Alors, il y a un mot clé de cette cérémonie, de notre cérémonie du 25 novembre qui prend aujourd’hui toute son importance. Ce mot figure sur la médaille dont est décorée l’université de Strasbourg, ce mot c’est « résistance » ! Oui, résister par la culture, résister par le savoir, c’est là la leçon de notre singulière histoire universitaire. Résister, à l’image de Marc Bloch, de Jean Cavaillès, mais aussi des médecins dont nous évoquons plus particulièrement cette année le souvenir. Résister donc à l’image d’Adélaïde Hautval, Juste parmi les nations, résister, à l’image de Robert Waitz, qui a mérité ce titre, à la beauté paradoxale, de « Juste Juif ». Comme le disait le grand hématologiste Jean Bernard à propos de Robert Waitz « il faut perpétuer le nom d’hommes comme Robert Waitz qui, pendant l’atroce nuit de l’hitlérisme nous a aidés à croire au matin, et qui, dans les heures de désespérance, nous a aidés à combattre, non seulement pour être des martyrs mais pour être ce que nous sommes »

Oui, c’est bien cela résister. Résister, ça ne veut pas seulement dire se battre. Comme universitaire, résister, c’est mettre à la fois notre savoir et notre humanité au service de l’autre.

Marc Bloch nous l’avait dit, nous devons chercher la vérité, et surtout pas la vengeance. Alors cette recherche de la vérité, utilisons là aujourd’hui come une arme contre la barbarie, une arme mortelle, un arme de destruction massive des préjugés, des intolérances et des fanatismes

Chers amis, chers camarades, préserver la liberté, défendre l’humanisme, cela est et restera toujours d’actualité.

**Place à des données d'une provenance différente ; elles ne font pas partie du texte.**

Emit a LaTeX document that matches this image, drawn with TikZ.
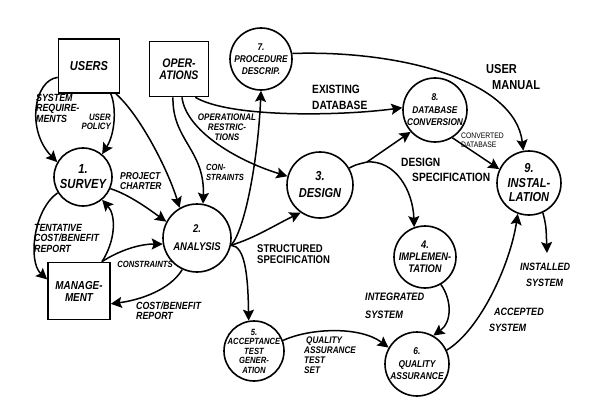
\documentclass[tikz,border=0pt]{standalone}
\usepackage{fontspec}
\setmainfont{Liberation Sans}[FakeStretch=0.85]
\usetikzlibrary{arrows.meta}
\newcommand\myfs[2]{\fontsize{#1}{#2}\selectfont}
\begin{document}
\begin{tikzpicture}[x=1pt,y=-1pt,
  proc/.style={circle, draw, line width=1.6pt, inner sep=-4pt, align=center, font=\bfseries\itshape},
  ext/.style={rectangle, draw, line width=1.6pt, inner sep=0pt, align=center, font=\bfseries\itshape},
  arr/.style={-{Stealth[length=11pt,width=11pt,inset=2pt]}, line width=1.5pt},
  lbl/.style={inner sep=0pt, align=left, font=\bfseries\itshape}]
\useasboundingbox (0,0) rectangle (592,412);
% external entities
\node[ext, minimum width=61pt, minimum height=54pt, font=\bfseries\itshape\myfs{13}{15}] (users) at (89,66) {USERS};
\node[ext, minimum width=59pt, minimum height=55pt, font=\bfseries\itshape\myfs{12.4}{12.5}] (ops) at (179,69) {OPER-\\ATIONS};
\node[ext, minimum width=62pt, minimum height=57pt, font=\bfseries\itshape\myfs{11.6}{12}] (mgmt) at (79,291) {MANAGE-\\MENT};
% processes
\node[proc, minimum size=62pt, font=\bfseries\itshape\myfs{9.8}{12}] (proc7) at (261,59) {7.\\PROCEDURE\\DESCRIP.};
\node[proc, minimum size=64pt, font=\bfseries\itshape\myfs{9.8}{12.5}] (db) at (435,110) {8.\\DATABASE\\CONVERSION};
\node[proc, minimum size=64pt, font=\bfseries\itshape\myfs{13}{14.5}] (inst) at (529,183) {9.\\INSTAL-\\LATION};
\node[proc, minimum size=58pt, font=\bfseries\itshape\myfs{13.2}{15}] (survey) at (83,177) {1.\\SURVEY};
\node[proc, minimum size=68pt, font=\bfseries\itshape\myfs{11.2}{18}] (analysis) at (197,238) {2.\\ANALYSIS};
\node[proc, minimum size=66pt, font=\bfseries\itshape\myfs{13}{17}] (design) at (320,185) {3.\\DESIGN};
\node[proc, minimum size=62pt, font=\bfseries\itshape\myfs{11}{12}] (impl) at (425,257) {4.\\IMPLEMEN-\\TATION};
\node[proc, minimum size=60pt, font=\bfseries\itshape\myfs{9}{9.5}] (acc) at (254,351) {5.\\ACCEPTANCE\\TEST\\GENER-\\ATION};
\node[proc, minimum size=64pt, font=\bfseries\itshape\myfs{9.9}{12.5}] (qa) at (417,364) {6.\\QUALITY\\ASSURANCE};
% connectors
\draw[arr] (users.200) .. controls (34,80) and (26,130) .. (survey.150);
\draw[arr] (users.-52) .. controls (116,105) and (116,132) .. (survey.50);
\draw[arr] (users.-46) .. controls (140,115) and (168,170) .. (analysis.120);
\draw[arr] (survey.-23) .. controls (130,195) and (150,210) .. (analysis.152);
\draw[arr] (ops.-102) .. controls (172,140) and (205,150) .. (analysis.80);
\draw[arr] (ops.-84) .. controls (186,130) and (235,160) .. (design.165);
\draw[arr] (ops.-60) .. controls (230,118) and (340,116) .. (db.176);
\draw[arr] (analysis.-12) .. controls (245,230) and (258,160) .. (proc7.south);
\draw[arr] (analysis.-12) .. controls (255,238) and (275,225) .. (design.235);
\draw[arr] (analysis.-12) .. controls (245,246) and (248,275) .. (acc.100);
\draw[arr] (analysis.245) .. controls (170,290) and (140,300) .. (mgmt.-22);
\draw[arr] (mgmt.52) .. controls (120,250) and (140,244) .. (analysis.190);
\draw[arr] (survey.212) .. controls (33,210) and (28,262) .. (mgmt.160);
\draw[arr] (mgmt.52) .. controls (116,240) and (116,215) .. (survey.-50);
\draw[arr] (proc7.10) .. controls (400,50) and (515,80) .. (inst.100);
\coordinate (br) at (367,162);
\draw[arr] (design.30) .. controls (355,165) .. (br) -- (db.222);
\draw[arr] (br) .. controls (395,160) and (413,190) .. (impl.110);
\draw[arr] (db.-58) -- (inst.155);
\coordinate (instout) at (547,253);
\draw[arr] (inst.-65) .. controls (546,225) .. (instout);
\draw[arr] (impl.-60) .. controls (452,300) and (452,322) .. (qa.60);
\draw[arr] (acc.20) .. controls (310,328) and (360,326) .. (qa.150);
\draw[arr] (qa.25) .. controls (480,330) and (510,265) .. (inst.250);
% labels
\node[lbl, anchor=west, font=\bfseries\itshape\myfs{10.4}{10.5}] (l1) at (36,108) {SYSTEM\\REQUIRE-\\MENTS};
\node[lbl, anchor=east, align=right, font=\bfseries\itshape\myfs{9.2}{9.5}] (l2) at (111,122) {USER\\POLICY};
\node[lbl, anchor=west, font=\bfseries\itshape\myfs{10}{10.5}] (l3) at (120,181) {PROJECT\\CHARTER};
\node[lbl, align=center, font=\bfseries\itshape\myfs{9.5}{10}] (l4) at (227,127) {OPERATIONAL\\RESTRIC-\\TIONS};
\node[lbl, anchor=west, font=\bfseries\itshape\myfs{8.9}{10}] (l5) at (206,172) {CON-\\STRAINTS};
\node[lbl, anchor=west, font=\bfseries\myfs{12}{16}] (l6) at (312,97) {EXISTING\\DATABASE};
\node[lbl, anchor=west, font=\bfseries\myfs{13}{16}] (l7) at (486,77) {USER\\\hspace*{6pt}MANUAL};
\node[lbl, anchor=west, font=\bfseries\myfs{12}{15}] (l8) at (401,170) {DESIGN\\\hspace*{11pt}SPECIFICATION};
\node[lbl, anchor=west, font=\myfs{8}{8.5}] (l9) at (461,140) {CONVERTED\\DATABASE};
\node[lbl, anchor=west, font=\bfseries\myfs{11.2}{11}] (l10) at (257,254) {STRUCTURED\\SPECIFICATION};
\node[lbl, anchor=west, font=\bfseries\itshape\myfs{10.4}{10.5}] (l11) at (136,311) {COST/BENEFIT\\REPORT};
\node[lbl, font=\bfseries\itshape\myfs{9}{9}] (l12) at (145,264) {CONSTRAINTS};
\node[lbl, anchor=west, font=\bfseries\itshape\myfs{10.4}{10.5}] (l13) at (34,238) {TENTATIVE\\COST/BENEFIT\\REPORT};
\node[lbl, anchor=west, font=\bfseries\itshape\myfs{10.6}{16}] (l14) at (520,275) {INSTALLED\\\hspace*{6pt}SYSTEM};
\node[lbl, anchor=west, font=\bfseries\itshape\myfs{10.8}{18}] (l15) at (365,306) {INTEGRATED\\SYSTEM};
\node[lbl, anchor=west, font=\bfseries\itshape\myfs{9.6}{10}] (l16) at (304,355) {\hspace*{2pt}QUALITY\\ASSURANCE\\TEST\\SET};
\node[lbl, anchor=west, font=\bfseries\itshape\myfs{10.6}{16}] (l17) at (489,320) {\hspace*{5pt}ACCEPTED\\SYSTEM};
\end{tikzpicture}
\end{document}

Quand elles nous sont données, ces valeurs humaines fondamentales nous paraissent tellement évidentes et tellement irréversibles! Mais l’actualité, la cruelle actualité nous montre aujourd’hui qu’il faut chaque jour les rappeler, les défendre, les nourrir.

Mais il n’y a pas que la terreur ou la barbarie à combattre. Dans un monde qui doit faire face à de nouveaux défis, qui cherche de nouveaux modèles de développement, les égoïsmes, les réflexes de repli sur soi et de refus de la différence resurgissent comme de vieux démons. Ils sont le terreau des attentats, des extrémismes ; c’est donc aussi, c’est donc surtout sur cette barbarie du quotidien que doit porter notre action d’universitaires, par la recherche, par la formation, par le débat, ici, dans nos murs, mais aussi partout dans la Cité.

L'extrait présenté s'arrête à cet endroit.